I've got a table of URL's and I don't want any duplicate URL's. How do I check to see if a given URL is already in the table using PHP/MySQL?
Use SELECT statement or put in a unique index and let it fail on INSERT.
You could do this query:
SELECT url FROM urls WHERE url = 'http://asdf.com' LIMIT 1
Then check if mysql_num_rows() == 1 to see if it exists.
i don't know the syntax for MySQL, but all you need to do is wrap your INSERT with IF statement that will query the table and see if the record with given url EXISTS, if it exists - don't insert a new record.
if MSSQL you can do this:
IF NOT EXISTS (SELECT 1 FROM YOURTABLE WHERE URL = 'URL')
INSERT INTO YOURTABLE (...) VALUES (...)
If you don't want to have duplicates you can do following:
- add uniqueness constraint
- use "REPLACE" or "INSERT ... ON DUPLICATE KEY UPDATE" syntax
If multiple users can insert data to DB, method suggested by @Jeremy Ruten, can lead to an error: after you performed a check someone can insert similar data to the table.
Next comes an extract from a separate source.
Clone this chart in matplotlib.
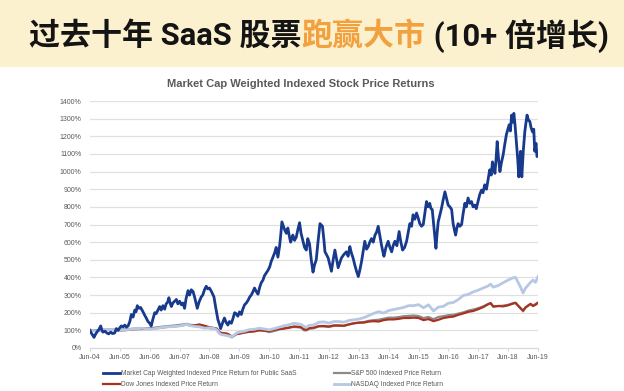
import matplotlib
matplotlib.use("Agg")
import matplotlib.pyplot as plt
from matplotlib.patches import Rectangle

# x values are months counted from Jun-04
tick_labels = ["Jun-%02d" % (y % 100) for y in range(2004, 2020)]

saas_points = [
    (0, 100), (0.5, 85), (1.2, 70), (1.6, 60), (2.3, 80), (3, 95), (3.6, 105), (4.3, 125),
    (4.8, 100), (5.2, 90), (6, 95), (6.8, 85), (7.5, 80), (8.3, 90), (9, 82), (9.9, 85),
    (10.6, 110), (11.3, 100), (12, 115), (12.6, 125), (13.3, 120), (14, 130), (14.6, 118),
    (15.3, 125), (16, 150), (16.6, 190), (17.3, 175), (18, 215), (18.5, 205), (19, 240),
    (19.6, 225), (20.3, 230), (21.3, 205), (22, 185), (22.6, 170), (23.3, 150), (24, 140),
    (24.6, 125), (25.3, 165), (26, 200), (26.6, 195), (27.3, 215), (28, 235), (28.6, 215),
    (29.3, 240), (30, 220), (30.6, 250), (31.2, 260), (31.7, 285), (32.2, 255), (32.7, 235),
    (33.3, 255), (34, 265), (34.7, 275), (35.3, 250), (36, 265), (36.7, 245), (37.3, 255),
    (38, 225), (38.6, 280), (39.4, 325), (40, 300), (40.7, 330), (41.4, 320), (42, 290),
    (42.5, 260), (43.1, 225), (43.8, 260), (44.7, 290), (45.3, 300), (46, 330), (46.7, 350),
    (47.3, 335), (48, 340), (48.8, 320), (49.8, 290), (50.5, 230), (51.4, 160), (52, 135),
    (52.5, 110), (53.2, 140), (54, 170), (54.7, 145), (55.4, 130), (56, 150), (56.8, 140),
    (57.4, 165), (58.1, 200), (58.7, 195), (59.4, 180), (60.1, 205), (60.8, 190), (61.4, 220),
    (62.1, 245), (62.8, 255), (63.5, 270), (64.2, 290), (64.8, 300), (65.5, 320), (66.1, 340),
    (66.8, 320), (67.5, 305), (68.2, 345), (68.8, 370), (69.5, 385), (70.1, 410), (70.8, 425),
    (71.5, 440), (72.2, 460), (72.8, 490), (73.5, 515), (74.2, 540), (74.8, 570), (75.5, 515),
    (76.2, 580), (76.7, 650), (77.1, 715), (77.7, 690), (78.2, 670), (78.9, 650), (79.5, 680),
    (80, 640), (80.6, 600), (81.1, 620), (81.5, 640), (82.2, 610), (82.9, 630), (83.5, 670),
    (84.2, 710), (84.8, 650), (85.5, 610), (86.2, 570), (86.9, 555), (87.5, 620), (88.2, 590),
    (88.9, 500), (89.6, 430), (90.2, 470), (90.9, 500), (91.6, 600), (92.4, 705), (93.4, 690),
    (94, 610), (94.4, 545), (95, 530), (95.7, 510), (96.4, 470), (97, 435), (97.7, 500),
    (98.4, 555), (99, 510), (99.7, 455), (100.3, 480), (101, 510), (102, 530), (103, 545),
    (103.7, 520), (104.4, 575), (105, 540), (105.7, 510), (106.4, 470), (107.1, 435),
    (107.8, 405), (108.4, 440), (109.1, 490), (109.8, 550), (110.4, 605), (111.1, 560),
    (111.8, 575), (112.4, 600), (113.1, 620), (113.8, 600), (114.5, 640), (115.1, 655),
    (115.8, 690), (116.4, 640), (117.1, 585), (117.6, 550), (118.1, 520), (118.9, 570),
    (119.8, 605), (120.5, 570), (121.2, 545), (121.8, 580), (122.5, 605), (123.3, 580),
    (124.2, 660), (124.9, 600), (125.6, 555), (126.4, 570), (127.2, 605), (127.8, 650),
    (128.5, 705), (129.2, 690), (129.8, 755), (130.5, 730), (131.2, 765), (131.8, 740),
    (132.5, 705), (133.2, 690), (133.9, 700), (134.5, 760), (135.2, 830), (135.8, 800),
    (136.5, 820), (137, 790), (137.5, 785), (138.2, 680), (138.6, 620), (139, 565),
    (139.4, 640), (139.9, 715), (140.5, 750), (141.2, 790), (141.9, 840), (142.6, 885),
    (143.2, 850), (143.9, 810), (144.6, 800), (145.3, 785), (145.9, 705), (146.4, 670),
    (146.9, 640), (147.4, 680), (147.9, 705), (148.6, 690), (149.3, 700), (149.9, 760),
    (150.6, 820), (151.2, 800), (151.9, 850), (152.6, 820), (153.3, 830), (153.9, 800),
    (154.6, 810), (155.2, 790), (155.9, 830), (156.6, 870), (157.3, 895), (157.9, 880),
    (158.6, 925), (159.3, 900), (160, 960), (160.6, 1010), (161.2, 980), (161.7, 1055),
    (162.2, 1020), (162.7, 990), (163.2, 1080), (163.6, 1170), (164.1, 1080), (164.7, 1000),
    (165.3, 1050), (166, 1095), (166.6, 1150), (167.3, 1210), (167.9, 1240), (168.4, 1265),
    (168.9, 1230), (169.4, 1320), (169.9, 1280), (170.3, 1330), (170.8, 1260), (171.4, 1150),
    (171.8, 1080), (172.3, 970), (172.7, 1060), (173, 1115), (173.5, 970), (174.1, 1120),
    (174.7, 1225), (175.1, 1270), (175.6, 1320), (176.2, 1290), (176.7, 1285), (177.2, 1250),
    (177.8, 1225), (178.3, 1240), (178.7, 1115), (179.2, 1160), (179.6, 1085), (180, 1090),
]

dow_points = [
    (0, 100), (3, 97), (6, 104), (9, 103), (12, 99), (15, 102), (18, 106), (21, 108),
    (24, 108), (27, 113), (30, 118), (33, 121), (36, 126), (39, 133), (40, 128), (42, 128),
    (44, 133), (46, 126), (48, 118), (50, 113), (51, 110), (52, 90), (53, 85), (54, 84),
    (55, 82), (56, 75), (57, 65), (58, 72), (59, 80), (60, 82), (62, 88), (64, 92), (66, 94),
    (68, 100), (70, 98), (72, 96), (74, 103), (76, 108), (78, 110), (80, 115), (82, 122),
    (84, 120), (85, 118), (86, 106), (87, 104), (88, 112), (90, 116), (92, 124), (94, 125),
    (96, 122), (98, 128), (100, 128), (102, 126), (104, 134), (106, 140), (108, 144),
    (110, 144), (112, 150), (114, 152), (116, 150), (118, 158), (120, 162), (122, 162),
    (124, 165), (126, 170), (128, 170), (130, 172), (132, 170), (134, 158), (136, 164),
    (138, 152), (140, 160), (142, 170), (144, 175), (146, 178), (148, 188), (150, 196),
    (152, 205), (154, 210), (156, 220), (158, 232), (160, 248), (161, 255), (162, 235),
    (164, 238), (166, 236), (168, 242), (170, 252), (171, 255), (172, 240), (173, 225),
    (174, 212), (175, 230), (177, 250), (178, 238), (179, 245), (180, 256),
]

sp500_points = [
    (0, 100), (3, 99), (6, 104), (9, 104), (12, 104), (15, 107), (18, 110), (21, 111),
    (24, 111), (27, 117), (30, 123), (33, 126), (36, 131), (39, 137), (40, 132), (42, 129),
    (44, 132), (46, 124), (48, 112), (50, 110), (51, 106), (52, 84), (53, 79), (54, 77),
    (55, 73), (56, 68), (57, 60), (58, 70), (59, 80), (60, 81), (62, 87), (64, 93), (66, 96),
    (68, 102), (70, 98), (72, 90), (74, 96), (76, 105), (78, 112), (80, 117), (82, 119),
    (84, 117), (85, 112), (86, 100), (87, 100), (88, 109), (90, 112), (92, 123), (94, 122),
    (96, 119), (98, 126), (100, 126), (102, 125), (104, 133), (106, 140), (108, 143),
    (110, 147), (112, 154), (114, 158), (116, 160), (118, 166), (120, 172), (122, 172),
    (124, 175), (126, 180), (128, 182), (130, 184), (132, 181), (134, 170), (136, 176),
    (138, 163), (140, 176), (142, 180), (144, 186), (146, 188), (148, 195), (150, 202),
    (152, 212), (154, 218), (156, 226), (158, 236), (160, 250), (161, 252), (162, 235),
    (164, 238), (166, 240), (168, 245), (170, 254), (171, 257), (172, 240), (173, 226),
    (174, 208), (175, 230), (177, 250), (178, 240), (179, 250), (180, 258),
]

nasdaq_points = [
    (0, 100), (3, 96), (6, 105), (9, 104), (12, 100), (15, 104), (18, 108), (21, 112),
    (24, 106), (27, 112), (30, 120), (33, 121), (36, 125), (39, 134), (40, 128), (42, 122),
    (44, 120), (46, 112), (48, 114), (50, 110), (51, 102), (52, 82), (53, 75), (54, 74),
    (55, 70), (56, 68), (57, 63), (58, 74), (59, 86), (60, 90), (62, 95), (64, 104), (66, 106),
    (68, 112), (70, 108), (72, 103), (74, 110), (76, 118), (78, 126), (80, 132), (82, 140),
    (84, 136), (85, 132), (86, 122), (87, 118), (88, 128), (90, 131), (92, 146), (94, 148),
    (96, 141), (98, 150), (100, 150), (102, 146), (104, 156), (106, 160), (108, 164),
    (110, 172), (112, 184), (114, 196), (116, 206), (118, 198), (120, 212), (122, 218),
    (124, 224), (126, 230), (128, 240), (130, 240), (132, 246), (134, 228), (136, 245),
    (138, 210), (140, 232), (142, 236), (144, 254), (146, 258), (148, 275), (150, 298),
    (152, 304), (154, 318), (156, 328), (158, 340), (160, 352), (161, 362), (162, 345),
    (164, 354), (166, 370), (168, 385), (170, 398), (171, 400), (172, 372), (173, 345),
    (174, 312), (175, 340), (177, 372), (178, 385), (179, 372), (180, 405),
]

fig = plt.figure(figsize=(6.24, 3.91), dpi=100)
W, H = 624, 391

# yellow header band
fig.patches.append(Rectangle((0, 1 - 67 / H), 1, 67 / H, transform=fig.transFigure,
                             facecolor="#FCF1CF", edgecolor="none", zorder=0))

# header title, middle part in orange
pieces = [("过去十年 SaaS 股票", "#141414"), ("跑赢大市", "#F3A03E"), (" (10+ 倍增长)", "#141414")]
renderer = fig.canvas.get_renderer()
x = 29
for txt, col in pieces:
    t = fig.text(x / W, 1 - 36 / H, txt, color=col, fontsize=22.3, fontweight="bold",
                 family=["Roboto", "Noto Sans CJK SC"], va="center", ha="left")
    x += t.get_window_extent(renderer).width

ax = fig.add_axes([90 / W, 43 / H, 448 / W, 247 / H])

series = [
    (saas_points, "Market Cap Weighted Indexed Price Return for Public SaaS", "#173A8C", 2.0, 5),
    (dow_points, "Dow Jones Indexed Price Return", "#A8321F", 1.6, 3),
    (sp500_points, "S&P 500 Indexed Price Return", "#8A8A8A", 1.6, 2),
    (nasdaq_points, "NASDAQ Indexed Price Return", "#B7C8E4", 2.0, 4),
]
handles = []
for pts, label, col, lw, z in series:
    xs = [p[0] for p in pts]
    ys = [p[1] for p in pts]
    h, = ax.plot(xs, ys, color=col, lw=lw, label=label, zorder=z, solid_joinstyle="round")
    handles.append(h)

ax.set_xlim(0, 180)
ax.set_ylim(0, 1400)
ax.set_yticks(range(0, 1401, 100))
ax.set_yticklabels([f"{v}%" for v in range(0, 1401, 100)])
ax.set_xticks(range(0, 181, 12))
ax.set_xticklabels(tick_labels)
ax.grid(axis="y", color="#E0E0E0", lw=0.9, zorder=0)
for s in ["top", "right", "left"]:
    ax.spines[s].set_visible(False)
ax.spines["bottom"].set_color("#D9D9D9")
ax.tick_params(axis="y", length=0, pad=6, labelsize=5, labelcolor="#595959")
ax.tick_params(axis="x", length=2, color="#D9D9D9", pad=2, labelsize=5, labelcolor="#595959")
for lbl in ax.get_xticklabels() + ax.get_yticklabels():
    lbl.set_family("Liberation Sans")

fig.text(301 / W, 1 - 84 / H, "Market Cap Weighted Indexed Stock Price Returns",
         ha="center", va="center", fontsize=8, fontweight="bold", color="#595959",
         family="Liberation Sans")

leg = fig.legend(handles, [h.get_label() for h in handles], ncol=2, loc="upper left",
                 bbox_to_anchor=(97 / W, 1 - 364 / H), frameon=False,
                 prop={"family": "Liberation Sans", "size": 4.8}, labelcolor="#595959",
                 handlelength=2.5, handletextpad=0.15, columnspacing=5.6, labelspacing=0.6)

fig.savefig("out.png", dpi=100)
If you just want a yes or no answer this syntax should give you the best performance.
select if(exists (select url from urls where url = 'http://asdf.com'), 1, 0) from dual
If you just want to make sure there are no duplicates then add an unique index to the url field, that way there is no need to explicitly check if the url exists, just insert as normal, and if it is already there then the insert will fail with a duplicate key error.
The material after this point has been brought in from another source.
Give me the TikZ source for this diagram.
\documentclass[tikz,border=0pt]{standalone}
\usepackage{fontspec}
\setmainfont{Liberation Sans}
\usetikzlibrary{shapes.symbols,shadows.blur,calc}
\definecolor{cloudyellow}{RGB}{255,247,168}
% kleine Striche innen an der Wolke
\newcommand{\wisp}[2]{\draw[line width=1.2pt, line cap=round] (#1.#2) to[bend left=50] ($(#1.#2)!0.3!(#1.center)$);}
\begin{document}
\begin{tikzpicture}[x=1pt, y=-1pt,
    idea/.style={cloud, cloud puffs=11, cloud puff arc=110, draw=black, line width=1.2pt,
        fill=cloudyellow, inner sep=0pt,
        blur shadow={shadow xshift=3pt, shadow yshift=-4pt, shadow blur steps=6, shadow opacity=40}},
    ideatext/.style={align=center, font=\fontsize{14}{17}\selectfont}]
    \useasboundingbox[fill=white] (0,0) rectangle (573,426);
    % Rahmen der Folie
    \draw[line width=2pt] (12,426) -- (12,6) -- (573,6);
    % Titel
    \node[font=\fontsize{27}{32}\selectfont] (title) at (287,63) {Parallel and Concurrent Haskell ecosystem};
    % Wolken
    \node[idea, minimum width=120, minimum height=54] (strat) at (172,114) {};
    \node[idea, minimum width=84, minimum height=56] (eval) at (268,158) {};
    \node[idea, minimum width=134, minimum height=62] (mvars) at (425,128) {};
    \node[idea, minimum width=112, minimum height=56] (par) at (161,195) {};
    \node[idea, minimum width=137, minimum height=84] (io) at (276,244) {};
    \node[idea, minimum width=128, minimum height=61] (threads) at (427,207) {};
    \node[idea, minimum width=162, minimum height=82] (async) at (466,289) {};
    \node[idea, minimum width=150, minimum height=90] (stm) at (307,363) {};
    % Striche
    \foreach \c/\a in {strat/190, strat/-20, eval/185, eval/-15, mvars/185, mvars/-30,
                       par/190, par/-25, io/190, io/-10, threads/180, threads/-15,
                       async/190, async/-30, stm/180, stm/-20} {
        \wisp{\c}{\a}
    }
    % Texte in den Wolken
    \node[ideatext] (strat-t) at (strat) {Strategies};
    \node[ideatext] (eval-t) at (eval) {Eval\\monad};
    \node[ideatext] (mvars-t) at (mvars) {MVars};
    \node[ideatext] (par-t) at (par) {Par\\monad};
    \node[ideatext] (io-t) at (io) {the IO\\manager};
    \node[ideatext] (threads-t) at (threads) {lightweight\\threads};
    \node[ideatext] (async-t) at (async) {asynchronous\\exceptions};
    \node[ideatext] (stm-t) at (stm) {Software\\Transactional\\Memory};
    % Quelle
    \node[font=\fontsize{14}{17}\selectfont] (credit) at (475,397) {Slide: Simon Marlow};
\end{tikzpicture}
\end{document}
To guarantee uniqueness you need to add a unique constraint. Assuming your table name is "urls" and the column name is "url", you can add the unique constraint with this alter table command:
alter table urls add constraint unique_url unique (url);
The alter table will probably fail (who really knows with MySQL) if you've already got duplicate urls in your table already.
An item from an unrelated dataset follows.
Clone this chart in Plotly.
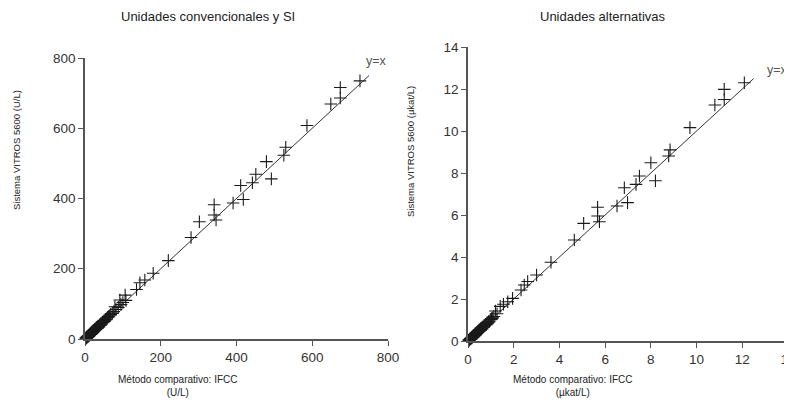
import plotly.graph_objects as go

# ---- Left panel: conventional / SI units (U/L) ----
conv_x = [2, 3, 4, 5, 6, 7, 8, 9, 10, 11, 12, 13, 14, 15, 16, 17, 18, 19, 20, 21, 22, 23, 24, 25, 26, 27, 28,
          29, 30, 31, 32, 33, 34, 35, 36, 38, 40, 42, 44, 46, 48, 50, 52, 54, 56, 58, 60, 62, 65, 68, 72, 76,
          79, 82, 88, 92, 95, 100, 106, 108, 136, 145, 158, 180, 220, 280, 302, 341, 341, 346, 391, 418, 411,
          442, 451, 492, 479, 525, 530, 586, 649, 674, 674, 726]
conv_y = [3, 2, 5, 4, 7, 8, 7, 10, 9, 12, 11, 14, 13, 16, 15, 18, 17, 21, 19, 23, 21, 25, 22, 27, 25, 29, 27,
          31, 29, 33, 31, 35, 33, 37, 35, 40, 41, 44, 43, 48, 47, 52, 51, 56, 55, 60, 62, 64, 66, 70, 73, 78,
          92, 84, 90, 111, 98, 104, 125, 110, 141, 160, 168, 187, 223, 289, 334, 353, 382, 339, 387, 397, 437,
          445, 469, 456, 505, 523, 546, 608, 669, 686, 716, 735]

# ---- Right panel: alternative units (µkat/L) ----
alt_x = [0.03, 0.05, 0.07, 0.08, 0.10, 0.12, 0.13, 0.15, 0.17, 0.18, 0.20, 0.22, 0.23, 0.25, 0.27, 0.28,
         0.30, 0.32, 0.33, 0.35, 0.37, 0.38, 0.40, 0.42, 0.43, 0.45, 0.47, 0.48, 0.50, 0.52, 0.53, 0.55,
         0.57, 0.58, 0.60, 0.63, 0.67, 0.70, 0.73, 0.77, 0.80, 0.83, 0.87, 0.90, 0.93, 0.97, 1.00, 1.03,
         1.08, 1.13, 1.20, 1.27, 1.41, 1.55, 1.74, 1.95, 2.32, 2.46, 2.61, 3.00, 3.63, 4.65, 5.06, 5.75,
         5.67, 5.67, 6.52, 6.98, 6.84, 7.35, 7.50, 8.20, 8.00, 8.78, 8.84, 9.71, 10.80, 11.21, 11.21, 12.09]
alt_y = [0.05, 0.03, 0.08, 0.07, 0.12, 0.13, 0.12, 0.17, 0.15, 0.20, 0.18, 0.23, 0.22, 0.27, 0.25, 0.30,
         0.28, 0.35, 0.32, 0.38, 0.35, 0.42, 0.37, 0.45, 0.42, 0.48, 0.45, 0.52, 0.48, 0.55, 0.52, 0.58,
         0.55, 0.62, 0.58, 0.67, 0.68, 0.73, 0.72, 0.80, 0.78, 0.87, 0.85, 0.93, 0.92, 1.00, 1.03, 1.07,
         1.10, 1.17, 1.43, 1.30, 1.65, 1.75, 1.87, 2.03, 2.43, 2.67, 2.83, 3.14, 3.75, 4.81, 5.60, 5.68,
         5.95, 6.37, 6.43, 6.59, 7.30, 7.46, 7.86, 7.63, 8.49, 8.81, 9.10, 10.16, 11.24, 11.50, 11.98, 12.30]

conv_line = [0, 750]
alt_line = [0, 12.5]

conv_ticks = [0, 200, 400, 600, 800]
alt_ticks = [0, 2, 4, 6, 8, 10, 12, 14]

FONT = "Liberation Sans, Arial, sans-serif"
MK = dict(symbol="cross-thin", size=9, line=dict(color="#1a1a1a", width=1.1), color="#1a1a1a")

fig = go.Figure()
fig.add_trace(go.Scatter(x=conv_line, y=conv_line, mode="lines", line=dict(color="#333", width=1),
                         xaxis="x", yaxis="y", showlegend=False, hoverinfo="skip"))
fig.add_trace(go.Scatter(x=conv_x, y=conv_y, mode="markers", marker=MK, cliponaxis=False,
                         xaxis="x", yaxis="y", showlegend=False))
fig.add_trace(go.Scatter(x=alt_line, y=alt_line, mode="lines", line=dict(color="#333", width=1),
                         xaxis="x2", yaxis="y2", showlegend=False, hoverinfo="skip"))
fig.add_trace(go.Scatter(x=alt_x, y=alt_y, mode="markers", marker=MK, cliponaxis=False,
                         xaxis="x2", yaxis="y2", showlegend=False))

ax = dict(showgrid=False, zeroline=False, showline=True, linecolor="#555", linewidth=1.5,
          ticks="outside", ticklen=5, tickcolor="#555", tickwidth=1.2, automargin=False,
          tickfont=dict(family=FONT, size=13.5, color="#333"))

W, H = 792, 400
OFF = 8  # page body margin offset


def px(x):
    return (x - OFF) / W


def py(y):
    return 1 - (y - OFF) / H


fig.update_layout(
    width=W, height=H, margin=dict(l=0, r=0, t=0, b=0),
    paper_bgcolor="white", plot_bgcolor="white",
    font=dict(family=FONT),
    xaxis=dict(ax, domain=[px(85), px(388)], range=[0, 800], tickvals=conv_ticks, anchor="y"),
    yaxis=dict(ax, domain=[py(339), py(58)], range=[0, 800], tickvals=conv_ticks, anchor="x"),
    xaxis2=dict(ax, domain=[px(468), px(788)], range=[0, 14], tickvals=alt_ticks, anchor="y2"),
    yaxis2=dict(ax, domain=[py(341), py(47)], range=[0, 14], tickvals=alt_ticks, anchor="x2"),
)


def txt(x, y, t, size, color="#222", angle=0, xref="paper", yref="paper"):
    fig.add_annotation(x=x, y=y, xref=xref, yref=yref, text=t, showarrow=False, textangle=angle,
                       font=dict(family=FONT, size=size, color=color), xanchor="center", yanchor="middle")


txt(px(208), py(17), "Unidades convencionales y SI", 13)
txt(px(603), py(17), "Unidades alternativas", 13)
txt(px(16), py(150), "Sistema VITROS 5600 (U/L)", 9.5, angle=-90)
txt(px(410), py(152), "Sistema VITROS 5600 (µkat/L)", 9.5, angle=-90)
txt(px(178), py(386), "Método comparativo: IFCC<br>(U/L)", 10)
txt(px(573), py(386), "Método comparativo: IFCC<br>(µkat/L)", 10)
txt(770, 791, "y=x", 12.5, color="#555", xref="x", yref="y")
txt(13.56, 12.9, "y=x", 12.5, color="#555", xref="x2", yref="y2")

fig.write_html("out.html")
Are you concerned purely about URLs that are the exact same string .. if so there is a lot of good advice in other answers. Or do you also have to worry about canonization?
For example: http://google.com and http://go%4fgle.com are the exact same URL, but would be allowed as duplicates by any of the database only techniques. If this is an issue you should preprocess the URLs to resolve and character escape sequences.
Depending where the URLs are coming from you will also have to worry about parameters and whether they are significant in your application.
If you want to insert urls into the table, but only those that don't exist already you can add a UNIQUE contraint on the column and in your INSERT query add IGNORE so that you don't get an error.
Example: INSERT IGNORE INTO urls
SET url = 'url-to-insert'
The answer depends on whether you want to know when an attempt is made to enter a record with a duplicate field. If you don't care then use the "INSERT... ON DUPLICATE KEY" syntax as this will make your attempt quietly succeed without creating a duplicate.
If on the other hand you want to know when such an event happens and prevent it, then you should use a unique key constraint which will cause the attempted insert/update to fail with a meaningful error.